Tax Deeds – Why do I need to Quiet the Title?

If you consider yourself a real estate investor but have not yet acquired properties via Tax Deeds, my question to you is “Why the heck not?”

Florida does not have an individual income tax and so much of its revenue comes from real property taxes. Almost all real estate is subject to property tax assessments, and those taxes are due March 31st of the subsequent calendar year. When a property owner has failed to pay those taxes by the due date, they become delinquent and subject the property to the sale of Tax Certificates. Tax Certificate sales are public auctions in which the general public is invited to pay those delinquent property taxes in exchanged for a fixed rate of return, and a Tax Certificate.

If a purchaser has held a Tax Certificate for at least two years, they can then petition the Clerk of Court to hold a Tax Deed sale. The Tax Certificate holder must pay off all other outstanding certificates and the Clerk’s administrative sale fees as part of the application for the sale. The Tax Collector then gathers a list of the title holders, lien holders, and other interested parties of record and provides it to the Clerk for notice. 

The Clerk has to take certain steps to satisfy constitutional due process notice requirements, such as posting notice on the property via the sheriff (if there is a physical structure), sending notice to the address on the deed of the last property owner via certified mail and to the lien holders, publishing a notice of Tax Deed sale for two consecutive weeks in a local newspaper, and following up with regular USPS mailings if the certified notices return “underliverable.”

The Tax Deed auction is then held open to the public and online, one to four times a month depending on the county. The winning bidder must pay cash within 24 hours of the sale being completed, and once they pay the Clerk gives them  a Tax Deed.
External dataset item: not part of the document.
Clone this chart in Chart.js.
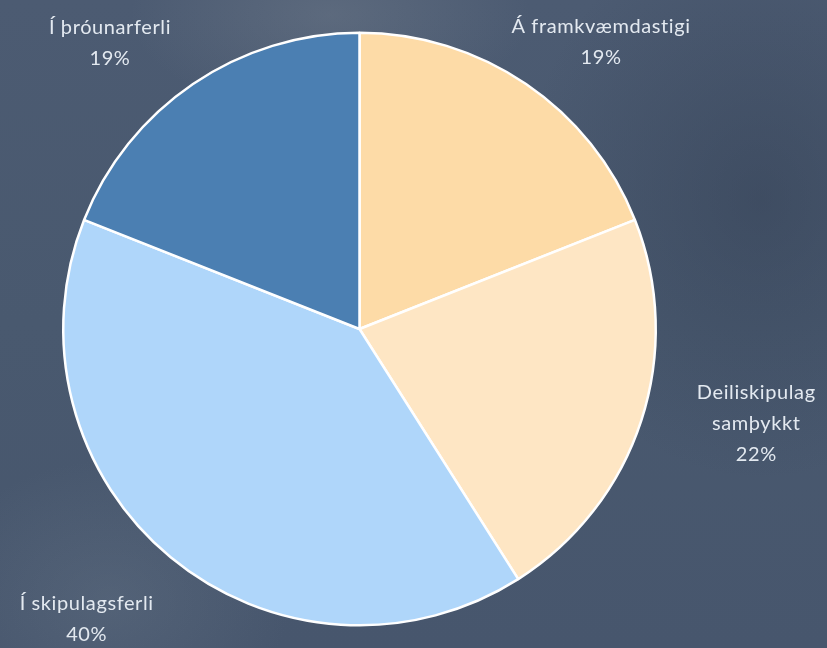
<!DOCTYPE html>
<html>
<head>
<meta charset="utf-8">
<script src="https://cdn.jsdelivr.net/npm/chart.js@4"></script>
<style>
  html, body { margin: 0; padding: 0; }
  body {
    width: 827px; height: 648px; overflow: hidden;
    background:
      radial-gradient(ellipse 200px 100px at 330px 15px, rgba(130,140,152,0.3), rgba(130,140,152,0) 100%),
      radial-gradient(ellipse 180px 140px at 110px 600px, rgba(110,125,142,0.3), rgba(110,125,142,0) 100%),
      radial-gradient(ellipse 240px 280px at 760px 200px, rgba(45,57,77,0.4), rgba(45,57,77,0) 100%),
      linear-gradient(180deg, #4c5b72 0%, #49596f 50%, #47566d 100%);
  }
  #wrap { position: absolute; left: 0; top: 0; width: 827px; height: 648px; }
</style>
</head>
<body>
<div id="wrap"><canvas id="pie_canvas"></canvas></div>
<script>
const labels = ['Á framkvæmdastigi', 'Deiliskipulag samþykkt', 'Í skipulagsferli', 'Í þróunarferli'];
const labelLines = [['Á framkvæmdastigi'], ['Deiliskipulag', 'samþykkt'], ['Í skipulagsferli'], ['Í þróunarferli']];
const values = [19, 22, 40, 19];
const pctLabels = ['19%', '22%', '40%', '19%'];
const colors = ['#fddba7', '#fee6c4', '#afd6fa', '#4b7fb2'];

// label offset from the outer mid point of each slice
const labelOffsets = [[75, -42], [115, 3], [-84, 62], [-83, -41]];

const outsideLabels = {
  id: 'outsideLabels',
  afterDraw(chart) {
    const ctx = chart.ctx;
    const meta = chart.getDatasetMeta(0);
    ctx.save();
    ctx.font = "20px Lato, 'Open Sans', sans-serif";
    ctx.letterSpacing = '0.6px';
    ctx.fillStyle = '#e3e9f0';
    ctx.textAlign = 'center';
    ctx.textBaseline = 'middle';
    const lh = 31;
    meta.data.forEach((arc, i) => {
      const mid = (arc.startAngle + arc.endAngle) / 2;
      const px = arc.x + Math.cos(mid) * arc.outerRadius + labelOffsets[i][0];
      const py = arc.y + Math.sin(mid) * arc.outerRadius + labelOffsets[i][1];
      const lines = labelLines[i].concat([pctLabels[i]]);
      const top = py - (lines.length - 1) * lh / 2;
      lines.forEach((t, k) => ctx.fillText(t, px, top + k * lh));
    });
    ctx.restore();
  }
};

new Chart(document.getElementById('pie_canvas'), {
  type: 'pie',
  data: {
    labels: labels,
    datasets: [{
      data: values,
      backgroundColor: colors,
      borderColor: '#ffffff',
      borderWidth: 2.5
    }]
  },
  options: {
    responsive: true,
    maintainAspectRatio: false,
    animation: false,
    layout: { padding: { left: 62, right: 170, top: 31, bottom: 21 } },
    plugins: {
      legend: { display: false },
      tooltip: { enabled: false }
    }
  },
  plugins: [outsideLabels]
});
</script>
</body>
</html>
To sell property acquired from a Tax Deed via a traditional title company or take a loan out using the property as collateral, the title insurance underwriters (Old Republic, Fidelity, First American, Chicago Title, North American Title, Stewart Title, etc) will require you to either hold the property for at least 4 years, or they will require you undertake an action to Quiet Title in the local circuit court.

An action to quiet title serves the purpose of confirming the due process notice requirements of the Clerk and Tax Collector, and also confirms that the sale was not held accidentally if one of the noticed parties paid the taxes owed prior to the sale. Quiet title cases can also address differences or errors in the legal description, wild deeds/mortgages, and transfers of mobile homes on the land purchased. One of the greatest advantages to Tax Deed quiet title suits is that they confirm that private liens such as a mortgage, a credit card  debt, or homeowner’s association fees ARE EXTINGUISHED THE MOMENT THE TAX DEED IS ISSUED.